I have just fitted a replacement car radio in my motor boat. The power supply for this is routed through the 12v breaker panel which is switched off/isolated whenever I leave the boat. The effect of this is to cause the radio to lose its memory each time I leave the boat, something I find annoying and would prefer to avoid.
Obviously I can remedy this by connecting the radio’s “permanent live feed” directly to the batteries (although a tortuous and long cable run) but are there any pitfalls in doing this, such as excessive battery drain or even fire risk? And, perhaps a naïve question, but if I do this, should I also directly connect the negative cable to the batteries as well? I would welcome any advice. Thanks.

There is no material fire risk assuming the wiring is done well

We cannot comment on battery drain unless you tell us the AH rating etc. On a small say 100AH battery you might notice the drain if you leave the boat 2 months but if you have say 400AH of house battery you will never notice the drain

Some boats have a permanent 12v feed at the breaker panel for clocks and car radio memories.
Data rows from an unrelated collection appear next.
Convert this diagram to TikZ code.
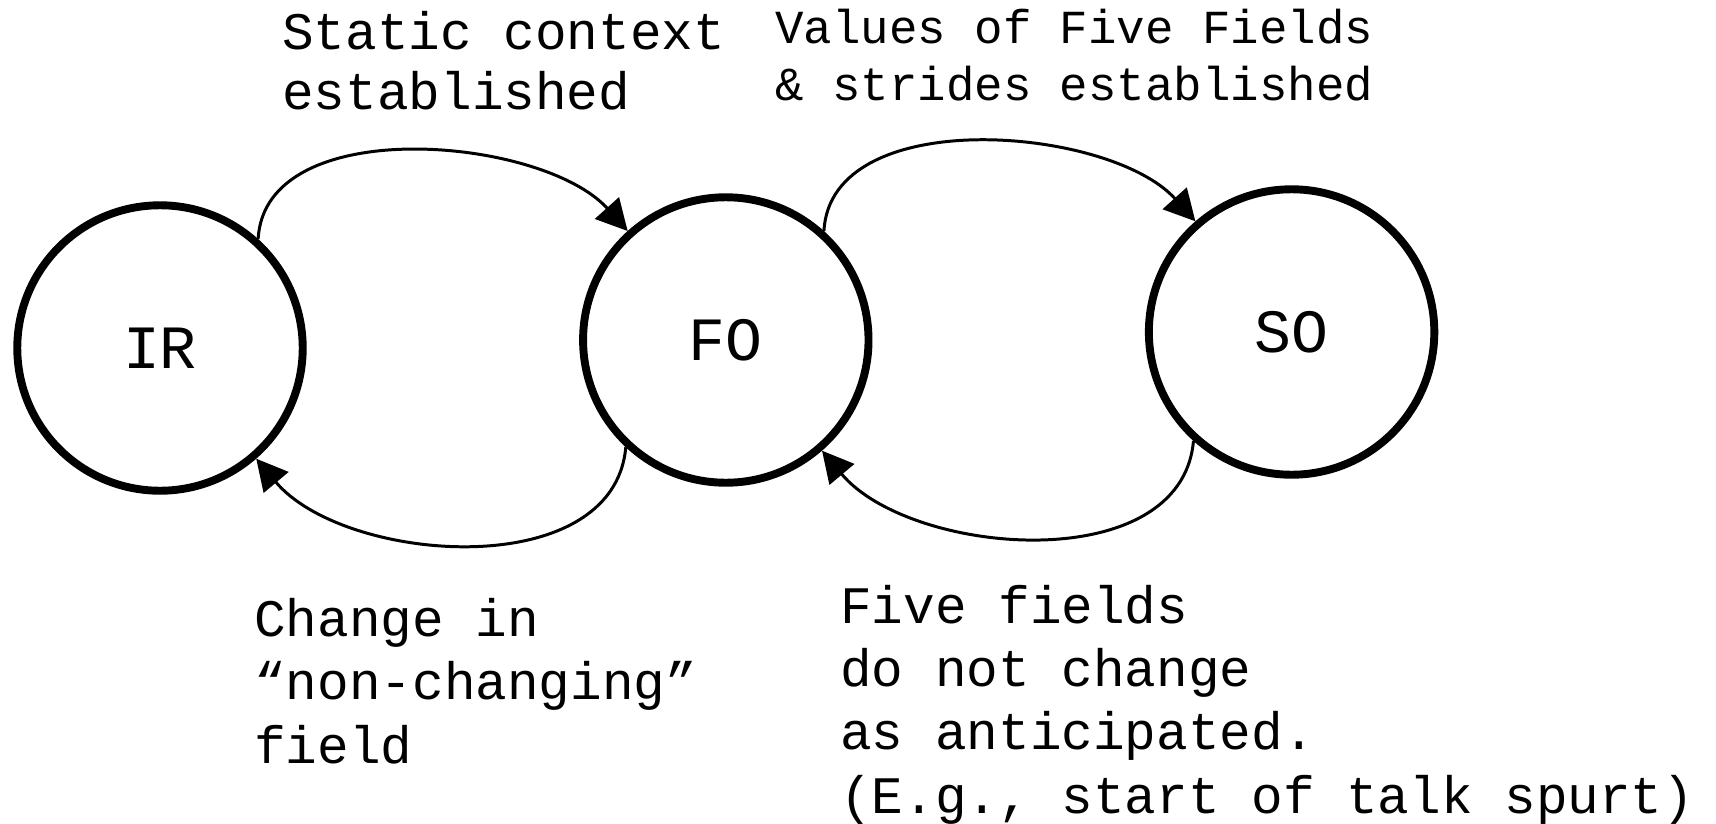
\documentclass[tikz,border=0pt]{standalone}
\usepackage{fontspec}
\setmonofont{Liberation Mono}
\usetikzlibrary{arrows.meta,positioning}

\begin{document}
\begin{tikzpicture}[x=0.02cm,y=-0.02cm,node distance=5.45cm,
    state/.style={circle,draw,line width=4.5pt,minimum size=5.71cm,inner sep=0pt,
                  font=\ttfamily\fontsize{35}{40}\selectfont},
    lbl/.style={anchor=base west,align=left,inner sep=0pt,
                font=\ttfamily\fontsize{30}{36}\selectfont},
    arr/.style={-{Triangle[length=0.62cm,width=0.64cm]},line width=1.7pt}]
  \useasboundingbox (0,0) rectangle (1716,824);
  \node[state] (ir) at (160,348) {IR};
  \node[state,right=of ir,yshift=0.16cm] (fo) {FO};
  \node[state,right=of fo,yshift=0.16cm] (so) {SO};
  % forward transitions
  \draw[arr] (ir.48) to[out=87,in=132,looseness=0.88] (fo.132);
  \draw[arr] (fo.48) to[out=87,in=132,looseness=0.88] (so.131);
  % falling back
  \draw[arr] (fo.227) to[out=-95,in=-50,looseness=0.95] (ir.311);
  \draw[arr] (so.228) to[out=-95,in=-50,looseness=0.95] (fo.311);
  % labels (anchored on the baseline of their last line)
  \node[lbl,font=\ttfamily\fontsize{30}{34.6}\selectfont] (static) at (282,110) {Static context\\established};
  \node[lbl,font=\ttfamily\fontsize{27}{32.9}\selectfont] (values) at (775,101) {Values of Five Fields\\\& strides established};
  \node[lbl] (change) at (254,763) {Change in\\“non-changing”\\field};
  \node[lbl] (five) at (840,813) {Five fields\\do not change\\as anticipated.\\(E.g., start of talk spurt)};
\end{tikzpicture}
\end{document}
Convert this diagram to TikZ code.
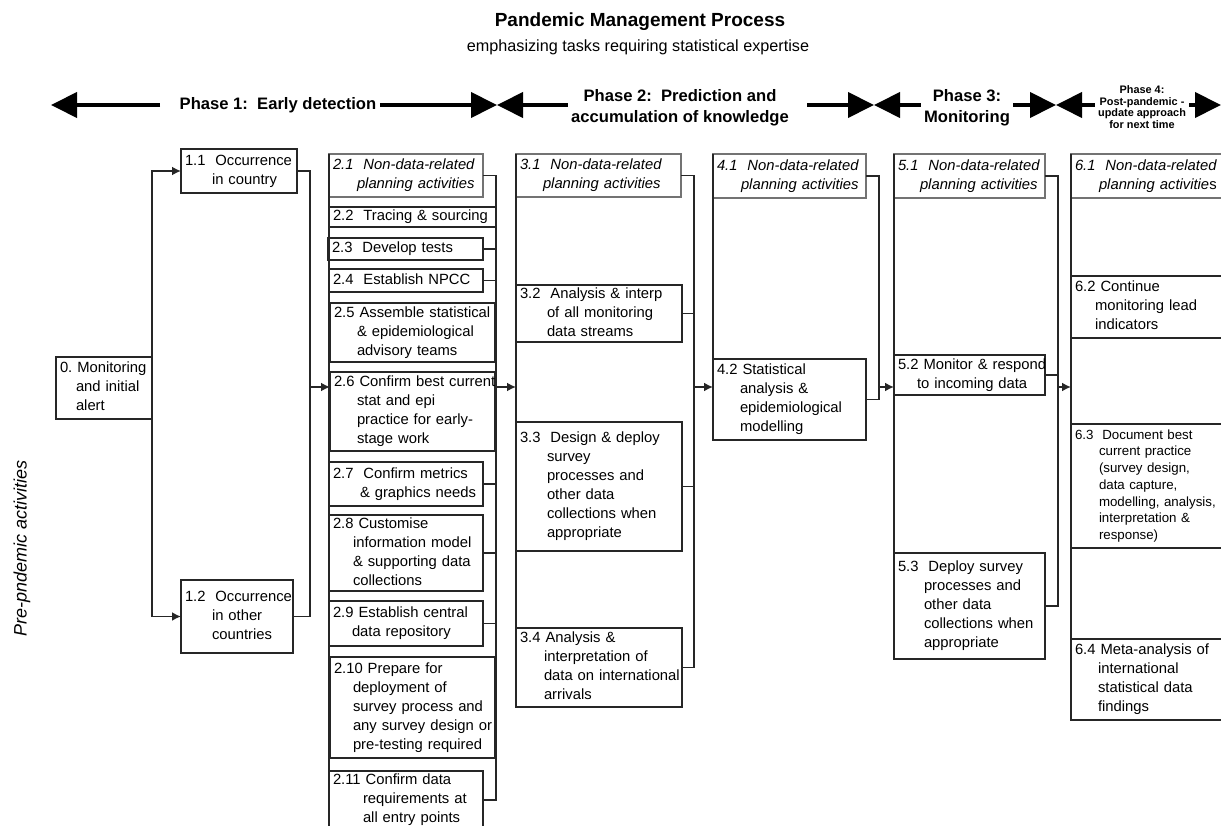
\documentclass[tikz,border=0pt]{standalone}
\usepackage{fontspec}
\setmainfont{Liberation Sans}
\usetikzlibrary{arrows.meta}
\setlength{\parindent}{0pt}
\frenchspacing
% Einzug der Folgezeilen
\newlength{\tkind}
\newcommand{\tk}[2][22pt]{\setlength{\tkind}{#1}\begin{tabular}{@{}l@{}}#2\end{tabular}}
\newcommand{\tkn}{\\\hspace*{\tkind}}

\begin{document}
\begin{tikzpicture}[x=1pt,y=-1pt,
	task/.style={draw=black!85,line width=1.8pt,anchor=north west,outer sep=0pt,
		inner xsep=4pt,inner ysep=0pt,align=left,font=\fontsize{14.8}{19}\selectfont},
	plan/.style={task,draw=black!55,line width=1.1pt,font=\fontsize{14.8}{19}\selectfont\itshape},
	sz/.style 2 args={text width=#1,minimum height=#2},
	link/.style={draw=black!85,line width=1.8pt},
	feed/.style={link,-{Latex[length=9pt,width=9pt]}},
	phase/.style={align=center,font=\fontsize{16.6}{21}\selectfont\bfseries},
	bigarr/.style={line width=4pt,-{Triangle[length=26pt,width=25pt]}}]
	
	\useasboundingbox (0,0) rectangle (1221,826);
	\clip (0,0) rectangle (1221,826);
	
	% Titel
	\node (ttl) at (640,22) {\fontsize{19}{22}\selectfont\bfseries Pandemic Management Process};
	\node (sub) at (638,47) {\fontsize{16.2}{19}\selectfont emphasizing tasks requiring statistical expertise};
	
	% Phasen mit Pfeilen
	\coordinate (p0) at (51,105);
	\coordinate (p12) at (497,105);
	\coordinate (p23) at (874,105);
	\coordinate (p34) at (1056,105);
	\coordinate (p4) at (1221,105);
	\node[phase] (ph1) at (278,105) {Phase 1:\ \ Early detection};
	\node[phase] (ph2) at (680,108) {Phase 2:\ \ Prediction and\\accumulation of knowledge};
	\node[phase] (ph3) at (967,108) {Phase 3:\\Monitoring};
	\node[phase,font=\fontsize{10.9}{11.5}\selectfont\bfseries] (ph4) at (1142,107) {Phase 4:\\Post-pandemic -\\update approach\\for next time};
	\draw[bigarr] ([xshift=-16pt]ph1.west) -- (p0);
	\draw[bigarr] (ph1.east) -- (p12);
	\draw[bigarr] (ph2.west |- p12) -- (p12);
	\draw[bigarr] ([xshift=15pt]ph2.east |- p23) -- (p23);
	\draw[bigarr] (ph3.west |- p23) -- (p23);
	\draw[bigarr] (ph3.east |- p34) -- (p34);
	\draw[bigarr] (ph4.west |- p34) -- (p34);
	\draw[bigarr] (ph4.east |- p4) -- (p4);
	
	\node[rotate=90,font=\fontsize{18}{20}\selectfont\itshape] (pre) at (22,548) {Pre-pndemic activities};
	
	% Start und Phase 1
	\node[task,sz={88pt}{62pt}] (t0) at (56,357) {\tk[16pt]{0. Monitoring\tkn and initial\tkn alert}};
	\node[task,sz={108pt}{44pt}] (t11) at (181,149) {\tk[27pt]{1.1~ Occurrence\tkn in country}};
	\node[task,sz={104pt}{73pt}] (t12) at (181,580) {\tk[27pt]{1.2~ Occurrence\tkn in other\tkn countries}};
	
	% Spalte 2
	\node[plan,sz={146pt}{43pt}] (t21) at (329,154) {\tk[24pt]{2.1~ Non-data-related\tkn planning activities}};
	\node[task,sz={159pt}{20pt}] (t22) at (329,207) {\tk{2.2~ Tracing \& sourcing}};
	\node[task,sz={147pt}{22pt}] (t23) at (328,238) {\tk{2.3~ Develop tests}};
	\node[task,sz={146pt}{23pt}] (t24) at (329,269) {\tk{2.4~ Establish NPCC}};
	\node[task,sz={157pt}{59pt}] (t25) at (330,303) {\tk[23pt]{2.5 Assemble statistical\tkn \& epidemiological\tkn advisory teams}};
	\node[task,sz={157pt}{79pt}] (t26) at (330,372) {\tk[23pt]{2.6 Confirm best current\tkn stat and epi\tkn practice for early-\tkn stage work}};
	\node[task,sz={146pt}{44pt}] (t27) at (329,462) {\tk[27pt]{2.7~ Confirm metrics\tkn \& graphics needs}};
	\node[task,sz={146pt}{74pt}] (t28) at (329,515) {\tk[20pt]{2.8 Customise\tkn information model\tkn \& supporting data\tkn collections}};
	\node[task,sz={146pt}{45pt}] (t29) at (329,601) {\tk[19pt]{2.9 Establish central\tkn data repository}};
	\node[task,line width=1.4pt,sz={157pt}{101pt}] (t210) at (330,657) {\tk[19pt]{2.10 Prepare for\tkn deployment of\tkn survey process and\tkn any survey design or\tkn pre-testing required}};
	\node[task,sz={146pt}{58pt}] (t211) at (329,771) {\tk[30pt]{2.11 Confirm data\tkn requirements at\tkn all entry points}};
	
	% Spalte 3
	\node[plan,sz={157pt}{43pt}] (t31) at (516,154) {\tk[23pt]{3.1~ Non-data-related\tkn planning activities}};
	\node[task,sz={158pt}{56pt}] (t32) at (516,285) {\tk[27pt]{3.2~ Analysis \& interp\tkn of all monitoring\tkn data streams}};
	\node[task,sz={158pt}{129pt}] (t33) at (516,422) {\tk[27pt]{3.3~ Design \& deploy\tkn survey\tkn processes and\tkn other data\tkn collections when\tkn appropriate}};
	\node[task,sz={158pt}{79pt}] (t34) at (516,628) {\tk[24pt]{3.4 Analysis \&\tkn interpretation of\tkn data on international\tkn arrivals}};
	
	% Spalte 4
	\node[plan,sz={145pt}{44pt}] (t41) at (713,154) {\tk[24pt]{4.1~ Non-data-related\tkn planning activities}};
	\node[task,sz={145pt}{81pt}] (t42) at (713,359) {\tk[23pt]{4.2 Statistical\tkn analysis \&\tkn epidemiological\tkn modelling}};
	
	% Spalte 5
	\node[plan,sz={143pt}{44pt}] (t51) at (894,154) {\tk[22pt]{5.1~ Non-data-related\tkn planning activities}};
	\node[task,sz={143pt}{40pt}] (t52) at (894,355) {\tk[19pt]{5.2 Monitor \& respond\tkn to incoming data}};
	\node[task,sz={143pt}{106pt}] (t53) at (894,553) {\tk[26pt]{5.3~ Deploy survey\tkn processes and\tkn other data\tkn collections when\tkn appropriate}};
	
	% Spalte 6
	\node[plan,sz={162pt}{44pt}] (t61) at (1071,154) {\tk[24pt]{6.1~ Non-data-related\tkn planning activitie{\upshape s}}};
	\node[task,sz={162pt}{62pt}] (t62) at (1071,276) {\tk[20pt]{6.2 Continue\tkn monitoring lead\tkn indicators}};
	\node[task,sz={162pt}{124pt},font=\fontsize{13.3}{16.7}\selectfont] (t63) at (1071,424) {\tk[24pt]{6.3~ Document best\tkn current practice\tkn (survey design,\tkn data capture,\tkn modelling, analysis,\tkn interpretation \&\tkn response)}};
	\node[task,sz={162pt}{81pt}] (t64) at (1071,639) {\tk[23pt]{6.4 Meta-analysis of\tkn international\tkn statistical data\tkn findings}};
	
	% linke Kanten der Spalten
	\draw[link] (t21.north west) -- (t21.north west |- t211.south west);
	\draw[link] (t31.north west) -- (t34.south west);
	\draw[link] (t41.north west) -- (t42.south west);
	\draw[link] (t51.north west) -- (t53.south west);
	\draw[link,line width=2.4pt] (t61.north west) -- (t64.south west);
	
	% Verbindungen
	\coordinate (m) at (0,387);
	\coordinate (b1) at (310,0);
	\coordinate (b2) at (496,0);
	\coordinate (b3) at (694,0);
	\coordinate (b4) at (879,0);
	\coordinate (b5) at (1058,0);
	
	\draw[feed] (t0.north east) |- (t11.west);
	\draw[feed] (t0.south east) |- (t12.west);
	\draw[link] (t11.east) -- (t11.east -| b1) -- (t12.east -| b1) -- (t12.east);
	\draw[feed] (b1 |- m) -- (t26.west |- m);
	
	\draw[link] (t21.east) -- (t21.east -| b2) -- (t211.east -| b2) -- (t211.east);
	\foreach \n in {23,24,27,28,29}
	\draw[link] (t\n.east) -- (t\n.east -| b2);
	\draw[feed] (b2 |- m) -- (t31.west |- m);
	
	\draw[link] (t31.east) -- (t31.east -| b3) -- (t34.east -| b3) -- (t34.east);
	\foreach \n in {32,33}
	\draw[link] (t\n.east) -- (t\n.east -| b3);
	\draw[feed] (b3 |- m) -- (t42.west |- m);
	
	\draw[link] (t41.east) -- (t41.east -| b4) -- (t42.east -| b4) -- (t42.east);
	\draw[feed] (b4 |- m) -- (t52.west |- m);
	
	\draw[link] (t51.east) -- (t51.east -| b5) -- (t53.east -| b5) -- (t53.east);
	\draw[link] (t52.east) -- (t52.east -| b5);
	\draw[feed] (b5 |- m) -- (t61.west |- m);
\end{tikzpicture}
\end{document}
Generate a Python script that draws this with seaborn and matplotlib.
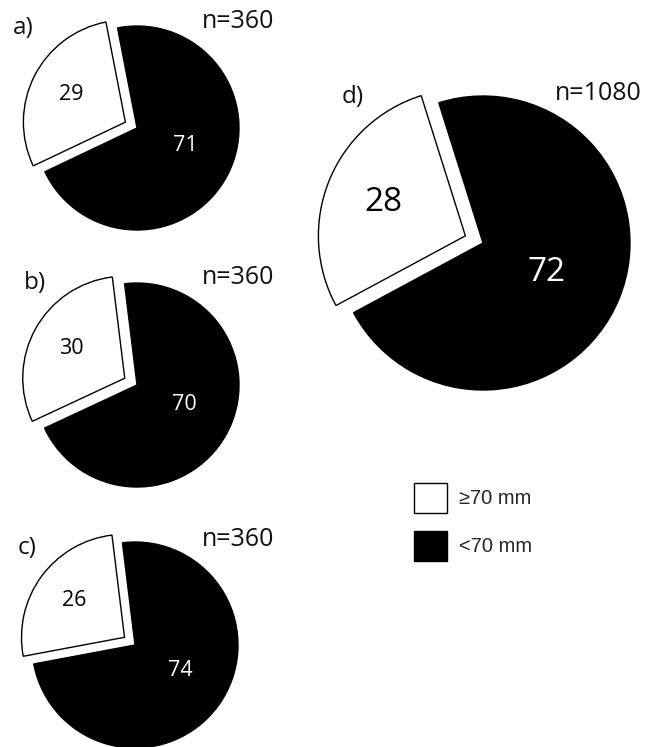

There will maybe also be a permanent 12v feed to the bilge pumps that can be pinched, if you know how to do wiring well

Even if you don't have a permanent 12v feed, you only need to connect the radio's "permanent 12v" wire to the unswitched side of whatever isolator switch you refer to in your post. You do not have to run the wire all the way to the battery and indeed it would be messy to do so. I hate lots of little wires connected directly to the battery posts; it always shouts "bodge!".

The negative would not normally need to be run to the battery. The negative busbar at your breaker panel will be permanently (unswitched) connected to the battery negative and the boat's ground, so just connect the negative wire to the breaker panel's negative and do not run a wire to the battery
 
Both wires will need to be wired directly, preferably not to the battery terminal but some other "allways live" point and please, put a fuse in line.

Doesnt the isolater only break the live side? So there would not be a need to run the black wire, the wire your talking about is the yellow one and as said through a fuse can go straight to the battery. The power draw is very very low.

Check the area at the back of the radio is salt free, as car radios can allow salty air in unlike marine radios that are protected.
 
Thank you all for your useful responses. I too hate unidentified wires attached where they shouldn’t be so I’ll do a bit more investigation. Your ideas for the connections have helped and almost certainly will save me dismantling half the boat to run a cable!